Milestone 6 reduces the error rate from 10^-6 to 10^-13 while increasing physical qubits by only 10x. That doesn't work out well if you need 1000x more physical qubits per logical one...
The Quantum AI lab was founded in 2013, about a decade before LLM's took off. The founder of the lab is researching how quantum can be applied to AI: https://www.youtube.com/watch?v=3iEEvRfTTEs
Oh hey apparently there are some 26MB of mp4s that didn't load at first, they served a 2.4MB "Mobile" mp4 instead, so it's not all bad.
Massive assumption that it was built by an external team. But I'd hope so :)
No seriously the amount of cash the our goverments (Canadian here) pumps into projects like this is always annoy me.
Quantum computers do exist.
They are extremely useful and do things that digital computers cannot do. Categorically cannot.
The cynicism in this thread is crazy
I’m not being snarky; I haven’t read much about quantum computing and I am genuinely interested in practical applications.
As it is, your comment just reads as “you people are a bunch of idiots, you’re all wrong and crazy, and I’ll insult you repeatedly but not offer one single corrective argument”. It would be insane for anyone to change their mind based on your comment, you’ll only get people to double down.
But that is false. A classical computer can simulate a quantum computer. Performance is the difference, not inherent ability.
>The cynicism in this thread is crazy
The cynicism stems from people telling others that practical quantum computers will change the world for at least a decade. Even the URL invokes deep cynicism in me, as it randomly combines Quantum computing with the current hot thing. When will openAI switch to quantum computing for their LLMs? Next year?
Practical quantum computers will change the world (break RSA 2048). The question is "when". The people who have a timeline of ~10 years instead of decades contribute to what we in our community call "Quantum hype" and it's very much frowned upon by most of the members in the community.
> combines Quantum computing with the current hot thing
The founder of this lab has an illustrious career in machine learning and is now researching how quantum computers can help with that.
Perhaps via some practical (non-crypto) application of factoring large numbers?
Quantum computers also change the world by solving circuit-SAT https://en.wikipedia.org/wiki/Circuit_satisfiability_problem more efficiently than classical computers than.
They also change the world by simulating quantum systems efficiently, which classical computers cannot do.

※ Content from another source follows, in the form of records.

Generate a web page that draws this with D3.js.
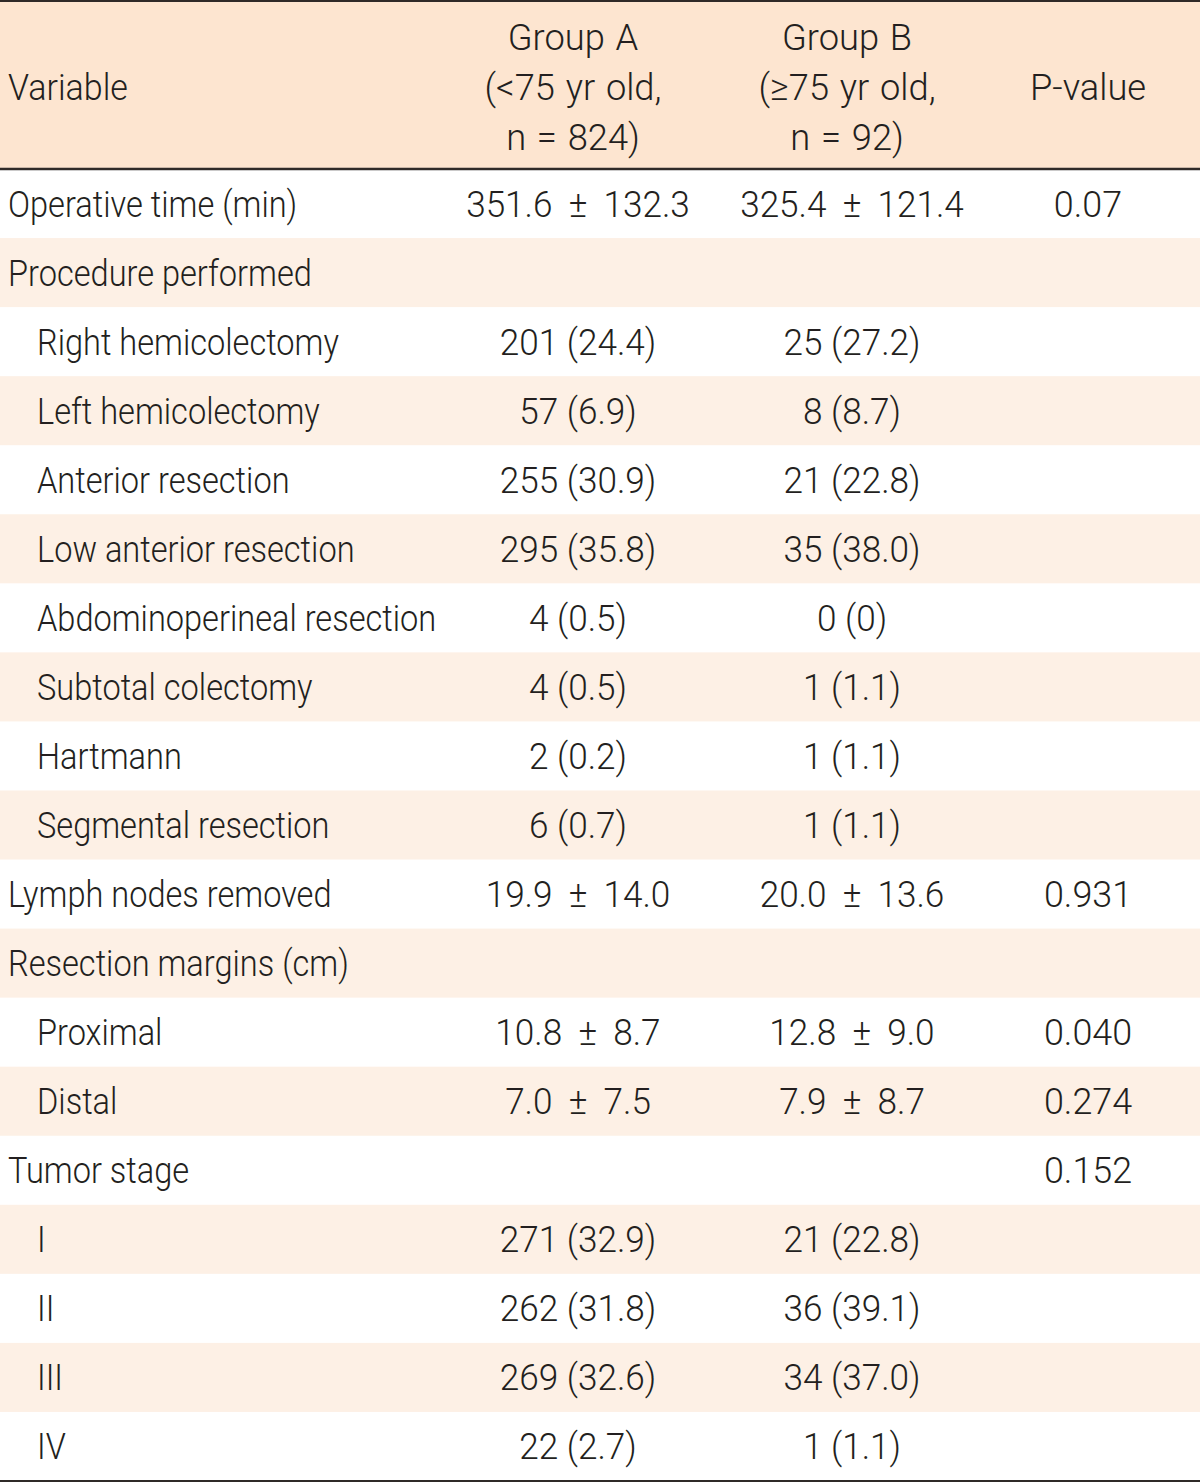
<!DOCTYPE html>
<html><head><meta charset="utf-8">
<script src="https://cdn.jsdelivr.net/npm/d3@7"></script>
<style>
html,body{margin:0;padding:0;background:#fff;}
text{font-family:Roboto,"Liberation Sans",sans-serif;font-weight:300;fill:#231f20;}
</style></head>
<body>
<svg id="chart" width="1200" height="1484"></svg>
<script>
const headerLines = {
  variable: ["Variable"],
  groupA: ["Group A", "(<75 yr old,", "n = 824)"],
  groupB: ["Group B", "(\u226575 yr old,", "n = 92)"],
  pvalue: ["P-value"]
};
const variables = ["Operative time (min)","Procedure performed","Right hemicolectomy","Left hemicolectomy","Anterior resection","Low anterior resection","Abdominoperineal resection","Subtotal colectomy","Hartmann","Segmental resection","Lymph nodes removed","Resection margins (cm)","Proximal","Distal","Tumor stage","I","II","III","IV"];
const indented = [false,false,true,true,true,true,true,true,true,true,false,false,true,true,false,true,true,true,true];
const groupA = ["351.6 \u00b1 132.3","","201 (24.4)","57 (6.9)","255 (30.9)","295 (35.8)","4 (0.5)","4 (0.5)","2 (0.2)","6 (0.7)","19.9 \u00b1 14.0","","10.8 \u00b1 8.7","7.0 \u00b1 7.5","","271 (32.9)","262 (31.8)","269 (32.6)","22 (2.7)"];
const groupB = ["325.4 \u00b1 121.4","","25 (27.2)","8 (8.7)","21 (22.8)","35 (38.0)","0 (0)","1 (1.1)","1 (1.1)","1 (1.1)","20.0 \u00b1 13.6","","12.8 \u00b1 9.0","7.9 \u00b1 8.7","","21 (22.8)","36 (39.1)","34 (37.0)","1 (1.1)"];
const pvalues = ["0.07","","","","","","","","","","0.931","","0.040","0.274","0.152","","","",""];

const W = 1200, headerTop = 2, headerBottom = 169, tableBottom = 1481;
const svg = d3.select("#chart");
const fs = 37;

const y = d3.scaleBand().domain(d3.range(variables.length)).range([headerBottom, tableBottom]).padding(0);
const colX = d3.scaleOrdinal().domain(["groupA","groupB","pvalue"]).range([578, 852, 1088]);

svg.append("rect").attr("x",0).attr("y",headerTop).attr("width",W).attr("height",headerBottom-headerTop).attr("fill","#fde5d0");

svg.selectAll("rect.stripe").data(d3.range(variables.length).filter(i=>i%2===1))
  .join("rect").attr("class","stripe")
  .attr("x",0).attr("y",i=>y(i)).attr("width",W).attr("height",y.bandwidth())
  .attr("fill","#fdf0e5");

const lines = [[1,2.2],[headerBottom,2.6],[tableBottom,2.2]];
svg.selectAll("line.rule").data(lines).join("line").attr("class","rule")
  .attr("x1",0).attr("x2",W).attr("y1",d=>d[0]).attr("y2",d=>d[0])
  .attr("stroke","#2f2a28").attr("stroke-width",d=>d[1]);

function put(sel, x, yv, t, anchor, sx, ws){
  sel.append("text")
    .attr("transform",`translate(${x},${yv}) scale(${sx},1)`)
    .attr("text-anchor",anchor||"start").attr("font-size",fs)
    .attr("word-spacing", ws||0).text(t);
}
const hBase = [50, 100, 150];
put(svg, 8, hBase[1], headerLines.variable[0], "start", 0.92);
["groupA","groupB"].forEach(k=>{
  headerLines[k].forEach((t,i)=>put(svg, colX(k)-5, hBase[i], t, "middle", 0.98, 2));
});
put(svg, colX("pvalue"), hBase[1], headerLines.pvalue[0], "middle", 0.98);

const wsFor = t => t.includes("\u00b1") ? 8 : 0;
d3.range(variables.length).forEach(i=>{
  const yb = y(i)+y.bandwidth()/2+13;
  put(svg, indented[i]?37:8, yb, variables[i], "start", 0.88);
  put(svg, colX("groupA"), yb, groupA[i], "middle", 0.95, wsFor(groupA[i]));
  put(svg, colX("groupB"), yb, groupB[i], "middle", 0.95, wsFor(groupB[i]));
  put(svg, colX("pvalue"), yb, pvalues[i], "middle", 0.97);
});
</script>
</body></html>
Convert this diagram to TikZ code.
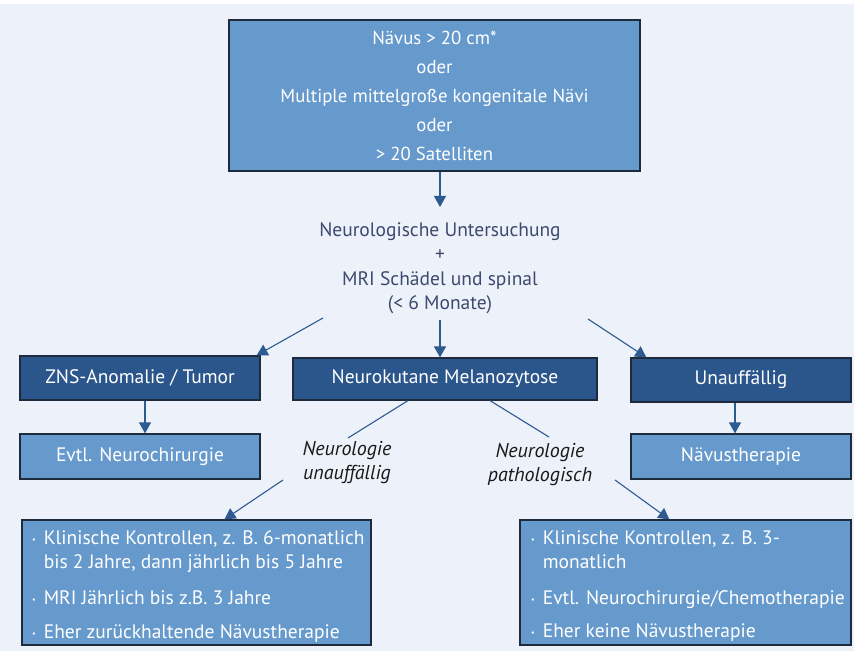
\documentclass[tikz,border=0pt]{standalone}
\usepackage{fontspec}
\setmainfont{PT Sans}
\usetikzlibrary{arrows.meta,calc}
\definecolor{bg}{HTML}{EDF1F9}
\definecolor{midblue}{HTML}{6699CC}
\definecolor{darkblue}{HTML}{2B568C}
\definecolor{edge}{HTML}{1E2B3D}
\definecolor{txt}{HTML}{3D4A6E}
\definecolor{arr}{HTML}{2E5A92}
\begin{document}
\begin{tikzpicture}[x=1pt,y=-1pt,
  font=\fontsize{19.5}{24}\selectfont,
  lightbox/.style={draw=edge, line width=1.2pt, fill=midblue, text=white, inner sep=0pt, align=center},
  darkbox/.style={lightbox, fill=darkblue},
  conn/.style={draw=arr, line width=1.1pt, -{Triangle[width=12pt,length=11pt]}},
  plainline/.style={draw=arr, line width=1.1pt},
  lbl/.style={font=\fontsize{20}{24}\selectfont\itshape, text=black!90, align=center, inner sep=0pt},
  bullettext/.style={text=white, inner sep=0pt, anchor=north west, align=left}]
\useasboundingbox (0,0) rectangle (854,655);
\fill[white] (0,0) rectangle (854,655);
\fill[bg] (0,4) rectangle (854,651);

% top box
\node[lightbox, minimum width=411pt, minimum height=151pt, font=\fontsize{18.8}{29}\selectfont] (top) at (434.5,95.5)
  {Nävus > 20 cm*\\oder\\Multiple mittelgroße kongenitale Nävi\\oder\\> 20 Satelliten};

% examination text
\node[text=txt, align=center, inner sep=0pt, font=\fontsize{19.5}{24.5}\selectfont] (exam) at (440,268)
  {Neurologische Untersuchung\\+\\MRI Schädel und spinal\\(< 6 Monate)};
\coordinate (eT) at (440,207);
\coordinate (eL) at (323,318);
\coordinate (eM) at (440,320);
\coordinate (eR) at (588,319);

% level 2
\node[darkbox, minimum width=240pt, minimum height=44pt] (zns) at (140,378) {ZNS-Anomalie / Tumor};
\node[darkbox, minimum width=304pt, minimum height=42pt] (neuro) at (445,379) {Neurokutane Melanozytose};
\node[darkbox, minimum width=220pt, minimum height=44pt] (unauf) at (741,380) {Unauffällig};

% level 3
\node[lightbox, minimum width=240pt, minimum height=45pt] (evtl) at (140,456.5) {Evtl. Neurochirurgie};
\node[lightbox, minimum width=220pt, minimum height=45pt] (naev) at (741,456.5) {Nävustherapie};

% italic labels
\node[lbl] (nu) at (347,463) {Neurologie\\unauffällig};
\node[lbl] (np) at (540,465) {Neurologie\\pathologisch};
\coordinate (nuT) at (348,438);
\coordinate (nuB) at (283,480);
\coordinate (npT) at (549,437);
\coordinate (npB) at (615,480);

% bottom boxes
\node[lightbox, minimum width=349pt, minimum height=125pt] (bl) at (196.5,582.5) {};
\node[lightbox, minimum width=331pt, minimum height=125pt] (br) at (685.5,582.5) {};

\node[bullettext] (blt) at (32,527) {%
  \begin{tabular}{@{}c@{\hspace{8pt}}l@{}}
  {\footnotesize\raisebox{2pt}{•}} & Klinische Kontrollen, z. B. 6-monatlich\\
   & bis 2 Jahre, dann jährlich bis 5 Jahre\\[12pt]
  {\footnotesize\raisebox{2pt}{•}} & MRI Jährlich bis z.B. 3 Jahre\\[10pt]
  {\footnotesize\raisebox{2pt}{•}} & Eher zurückhaltende Nävustherapie
  \end{tabular}};
\node[bullettext] (brt) at (531,527) {%
  \begin{tabular}{@{}c@{\hspace{8pt}}l@{}}
  {\footnotesize\raisebox{2pt}{•}} & Klinische Kontrollen, z. B. 3-\\
   & monatlich\\[12pt]
  {\footnotesize\raisebox{2pt}{•}} & Evtl. Neurochirurgie/Chemotherapie\\[9pt]
  {\footnotesize\raisebox{2pt}{•}} & Eher keine Nävustherapie
  \end{tabular}};

% connectors
\draw[conn] (top.south -| eT) -- (eT);
\draw[conn] (eL) -- ($(zns.north east)+(-4,0)$);
\draw[conn] (eM) -- (neuro.north -| eM);
\draw[conn] (eR) -- ($(unauf.north west)+(16,0)$);
\draw[conn] ($(zns.south)+(5,0)$) -- ($(evtl.north)+(5,0)$);
\draw[conn] ($(unauf.south)+(-6,0)$) -- ($(naev.north)+(-6,0)$);
\draw[plainline] ($(neuro.south)+(-37,0)$) -- (nuT);
\draw[plainline] ($(neuro.south)+(45,0)$) -- (npT);
\draw[conn] (nuB) -- ($(bl.north west)+(203,0)$);
\draw[conn] (npB) -- ($(br.north west)+(150,0)$);
\end{tikzpicture}
\end{document}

This has profound implications for physics.
But as far as I know none of the existing quantum computers works well enough to achieve that 'quantum supremacy', yet.
So I have no clue what Hewlberno is talking about with their comment.
And I'll qualify that as a real quantum computer which exists in physical form today, not something theoretical in someone's research paper.
So we have a new tech like Blockchain, it takes a few years and gets really "big".
We have an AI revolution, ok the research has been ongoing for years but it seems like there has been overnight advancement.
I'm sure people are expecting the same with quantum computing, but it's not just a re-use of existing tech (transistors) it is development of brand new tech.
It is better to imagine it as research into fusion power generation. It will take a long time, no one is sure just how useful it will be.
But saying a research quantum computer can't outperform an existing computer is like saying cern can't outperform a coal fired power plant.
Not only two different things, but one of them isn't even designed to generate power.
Last milestone was February 2023:
https://blog.google/inside-google/message-ceo/our-progress-t...
edit: it might make sense to be worried about the feasibility of cooling it, since I think the infrastructure required for keeping the quantum-y parts of the computer cold is extensive, but the actual energy itself is probably irrelevant.
A hover tip on "quantum computing". Scale, useful, complex, fundamental, quantum
what did i miss ?
oh , computer !
Quantum machine learning is postulated to overcoming the issue with LLMs of exhibiting incredible intuition but limited intelligence.